- Short exercise
Only the lines from the start of the data through the line with "(title) at (405,14.5)" belong in the copy. Restate them word for word, minus the pictures.
--------------------------------
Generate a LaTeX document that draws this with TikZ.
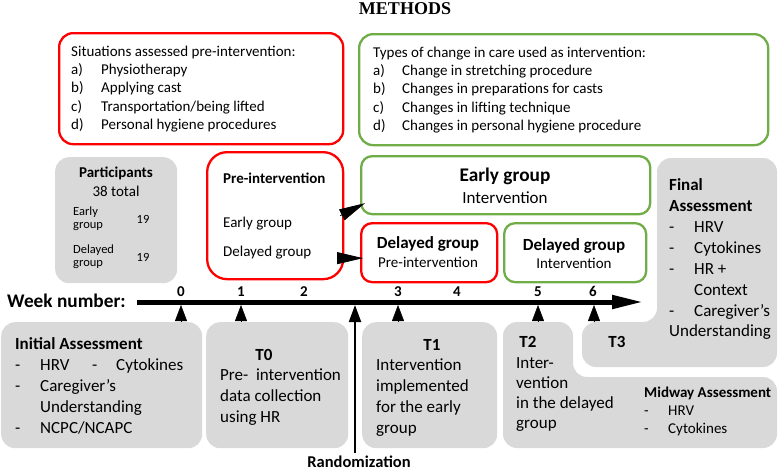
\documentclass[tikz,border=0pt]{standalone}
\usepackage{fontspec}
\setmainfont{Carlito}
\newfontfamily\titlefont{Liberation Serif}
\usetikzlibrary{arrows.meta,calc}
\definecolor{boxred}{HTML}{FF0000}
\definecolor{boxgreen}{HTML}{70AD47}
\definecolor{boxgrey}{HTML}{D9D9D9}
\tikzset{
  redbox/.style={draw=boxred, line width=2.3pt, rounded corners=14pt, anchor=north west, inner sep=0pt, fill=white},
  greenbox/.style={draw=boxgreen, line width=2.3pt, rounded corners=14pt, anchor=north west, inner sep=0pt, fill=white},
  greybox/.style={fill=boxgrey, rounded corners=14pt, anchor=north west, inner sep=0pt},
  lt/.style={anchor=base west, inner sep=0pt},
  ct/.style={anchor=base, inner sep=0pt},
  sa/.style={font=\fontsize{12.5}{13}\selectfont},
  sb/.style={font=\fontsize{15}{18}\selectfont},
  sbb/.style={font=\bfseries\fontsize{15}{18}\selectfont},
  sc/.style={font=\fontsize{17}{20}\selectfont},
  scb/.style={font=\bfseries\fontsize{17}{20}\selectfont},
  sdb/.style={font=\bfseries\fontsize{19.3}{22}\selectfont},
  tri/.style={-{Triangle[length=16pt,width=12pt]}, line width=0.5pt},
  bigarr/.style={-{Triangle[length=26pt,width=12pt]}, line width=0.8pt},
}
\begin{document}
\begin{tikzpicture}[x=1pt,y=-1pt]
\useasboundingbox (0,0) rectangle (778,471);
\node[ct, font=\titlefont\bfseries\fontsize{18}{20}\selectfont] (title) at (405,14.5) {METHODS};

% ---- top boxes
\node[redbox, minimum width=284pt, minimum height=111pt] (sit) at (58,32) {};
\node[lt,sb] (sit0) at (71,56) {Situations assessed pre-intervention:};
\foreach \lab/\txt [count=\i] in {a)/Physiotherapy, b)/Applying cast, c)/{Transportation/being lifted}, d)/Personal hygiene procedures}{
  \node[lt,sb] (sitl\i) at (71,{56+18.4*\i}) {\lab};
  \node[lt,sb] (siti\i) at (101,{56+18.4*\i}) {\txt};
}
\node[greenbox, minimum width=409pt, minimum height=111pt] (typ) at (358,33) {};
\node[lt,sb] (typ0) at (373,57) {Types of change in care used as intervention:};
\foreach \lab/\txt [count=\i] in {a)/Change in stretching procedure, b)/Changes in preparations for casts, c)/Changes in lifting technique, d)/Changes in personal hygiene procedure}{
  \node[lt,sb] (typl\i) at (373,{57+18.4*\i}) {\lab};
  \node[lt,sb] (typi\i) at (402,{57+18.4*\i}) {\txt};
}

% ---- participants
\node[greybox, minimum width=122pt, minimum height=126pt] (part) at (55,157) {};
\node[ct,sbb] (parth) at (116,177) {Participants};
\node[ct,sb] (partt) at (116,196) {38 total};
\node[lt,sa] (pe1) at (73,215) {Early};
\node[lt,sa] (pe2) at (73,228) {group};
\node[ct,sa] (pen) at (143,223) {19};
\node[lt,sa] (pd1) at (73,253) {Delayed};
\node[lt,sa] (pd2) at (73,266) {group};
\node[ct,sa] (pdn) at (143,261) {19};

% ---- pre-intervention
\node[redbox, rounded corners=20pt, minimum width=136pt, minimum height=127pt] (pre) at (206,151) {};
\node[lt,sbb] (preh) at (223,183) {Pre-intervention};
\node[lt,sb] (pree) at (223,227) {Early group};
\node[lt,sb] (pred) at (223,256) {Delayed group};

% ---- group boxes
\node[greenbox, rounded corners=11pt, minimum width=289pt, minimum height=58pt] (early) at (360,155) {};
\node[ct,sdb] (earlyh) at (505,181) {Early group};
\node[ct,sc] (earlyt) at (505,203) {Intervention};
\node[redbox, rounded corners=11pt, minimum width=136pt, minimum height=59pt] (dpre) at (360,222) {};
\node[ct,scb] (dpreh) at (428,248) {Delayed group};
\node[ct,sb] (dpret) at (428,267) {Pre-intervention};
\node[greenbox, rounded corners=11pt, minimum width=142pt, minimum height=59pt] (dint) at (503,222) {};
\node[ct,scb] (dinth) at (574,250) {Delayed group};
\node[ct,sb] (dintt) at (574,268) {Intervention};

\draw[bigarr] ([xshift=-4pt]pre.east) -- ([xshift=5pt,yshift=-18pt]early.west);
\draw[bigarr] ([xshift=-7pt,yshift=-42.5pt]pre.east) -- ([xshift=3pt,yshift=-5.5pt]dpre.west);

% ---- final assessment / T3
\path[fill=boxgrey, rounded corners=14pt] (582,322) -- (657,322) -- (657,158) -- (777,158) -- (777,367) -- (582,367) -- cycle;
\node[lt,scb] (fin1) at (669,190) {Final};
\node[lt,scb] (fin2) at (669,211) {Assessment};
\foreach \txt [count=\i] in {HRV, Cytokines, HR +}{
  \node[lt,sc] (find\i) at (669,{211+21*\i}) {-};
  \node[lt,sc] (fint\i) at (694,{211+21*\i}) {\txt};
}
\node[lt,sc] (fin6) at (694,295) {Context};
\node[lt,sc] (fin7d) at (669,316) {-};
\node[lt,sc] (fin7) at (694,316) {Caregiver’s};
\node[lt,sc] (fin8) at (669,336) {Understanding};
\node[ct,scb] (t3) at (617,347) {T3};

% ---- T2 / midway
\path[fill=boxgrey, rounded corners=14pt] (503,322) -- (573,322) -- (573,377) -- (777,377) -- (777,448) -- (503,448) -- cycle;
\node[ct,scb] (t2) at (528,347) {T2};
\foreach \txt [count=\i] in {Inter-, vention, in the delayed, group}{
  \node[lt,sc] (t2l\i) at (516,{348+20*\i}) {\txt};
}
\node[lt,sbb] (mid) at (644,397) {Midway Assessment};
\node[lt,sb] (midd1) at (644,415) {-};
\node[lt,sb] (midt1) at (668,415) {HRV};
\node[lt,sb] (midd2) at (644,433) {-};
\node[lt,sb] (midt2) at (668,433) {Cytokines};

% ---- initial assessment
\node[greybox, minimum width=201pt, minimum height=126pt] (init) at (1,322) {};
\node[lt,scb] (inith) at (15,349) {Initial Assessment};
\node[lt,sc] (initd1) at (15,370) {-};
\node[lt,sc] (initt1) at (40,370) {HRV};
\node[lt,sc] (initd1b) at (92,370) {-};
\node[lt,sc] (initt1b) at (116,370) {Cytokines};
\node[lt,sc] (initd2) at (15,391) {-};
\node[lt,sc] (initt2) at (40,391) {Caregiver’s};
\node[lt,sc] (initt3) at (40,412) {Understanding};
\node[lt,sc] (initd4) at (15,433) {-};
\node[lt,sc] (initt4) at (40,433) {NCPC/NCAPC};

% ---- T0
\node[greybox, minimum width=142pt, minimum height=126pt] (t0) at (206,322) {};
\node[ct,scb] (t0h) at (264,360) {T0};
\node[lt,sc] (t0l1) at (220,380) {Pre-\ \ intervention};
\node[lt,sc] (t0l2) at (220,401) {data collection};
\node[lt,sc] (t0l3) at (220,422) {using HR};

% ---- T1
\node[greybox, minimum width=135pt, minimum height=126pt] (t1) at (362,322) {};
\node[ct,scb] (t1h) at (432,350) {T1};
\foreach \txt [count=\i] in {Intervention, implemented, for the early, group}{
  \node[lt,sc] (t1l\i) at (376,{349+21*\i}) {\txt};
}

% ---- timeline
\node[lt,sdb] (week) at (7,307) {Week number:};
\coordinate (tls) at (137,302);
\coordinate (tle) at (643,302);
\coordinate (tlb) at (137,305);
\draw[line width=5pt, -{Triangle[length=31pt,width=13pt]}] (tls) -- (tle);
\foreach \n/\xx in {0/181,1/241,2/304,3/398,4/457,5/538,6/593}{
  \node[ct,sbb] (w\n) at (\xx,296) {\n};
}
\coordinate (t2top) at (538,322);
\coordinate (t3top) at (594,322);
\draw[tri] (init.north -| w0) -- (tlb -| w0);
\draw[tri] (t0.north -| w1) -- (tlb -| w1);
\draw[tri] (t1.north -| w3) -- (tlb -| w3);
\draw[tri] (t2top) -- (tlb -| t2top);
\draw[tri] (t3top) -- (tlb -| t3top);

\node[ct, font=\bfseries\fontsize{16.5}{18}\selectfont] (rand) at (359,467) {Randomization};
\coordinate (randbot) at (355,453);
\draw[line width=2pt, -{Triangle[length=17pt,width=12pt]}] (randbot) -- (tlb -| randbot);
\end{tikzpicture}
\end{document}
--------------------------------
- Exercise solution
Generate a LaTeX document that draws this with TikZ.
\documentclass[tikz,border=0pt]{standalone}
\usepackage{fontspec}
\setmainfont{Carlito}
\newfontfamily\titlefont{Liberation Serif}
\usetikzlibrary{arrows.meta,calc}
\definecolor{boxred}{HTML}{FF0000}
\definecolor{boxgreen}{HTML}{70AD47}
\definecolor{boxgrey}{HTML}{D9D9D9}
\tikzset{
  redbox/.style={draw=boxred, line width=2.3pt, rounded corners=14pt, anchor=north west, inner sep=0pt, fill=white},
  greenbox/.style={draw=boxgreen, line width=2.3pt, rounded corners=14pt, anchor=north west, inner sep=0pt, fill=white},
  greybox/.style={fill=boxgrey, rounded corners=14pt, anchor=north west, inner sep=0pt},
  lt/.style={anchor=base west, inner sep=0pt},
  ct/.style={anchor=base, inner sep=0pt},
  sa/.style={font=\fontsize{12.5}{13}\selectfont},
  sb/.style={font=\fontsize{15}{18}\selectfont},
  sbb/.style={font=\bfseries\fontsize{15}{18}\selectfont},
  sc/.style={font=\fontsize{17}{20}\selectfont},
  scb/.style={font=\bfseries\fontsize{17}{20}\selectfont},
  sdb/.style={font=\bfseries\fontsize{19.3}{22}\selectfont},
  tri/.style={-{Triangle[length=16pt,width=12pt]}, line width=0.5pt},
  bigarr/.style={-{Triangle[length=26pt,width=12pt]}, line width=0.8pt},
}
\begin{document}
\begin{tikzpicture}[x=1pt,y=-1pt]
\useasboundingbox (0,0) rectangle (778,471);
\node[ct, font=\titlefont\bfseries\fontsize{18}{20}\selectfont] (title) at (405,14.5) {METHODS};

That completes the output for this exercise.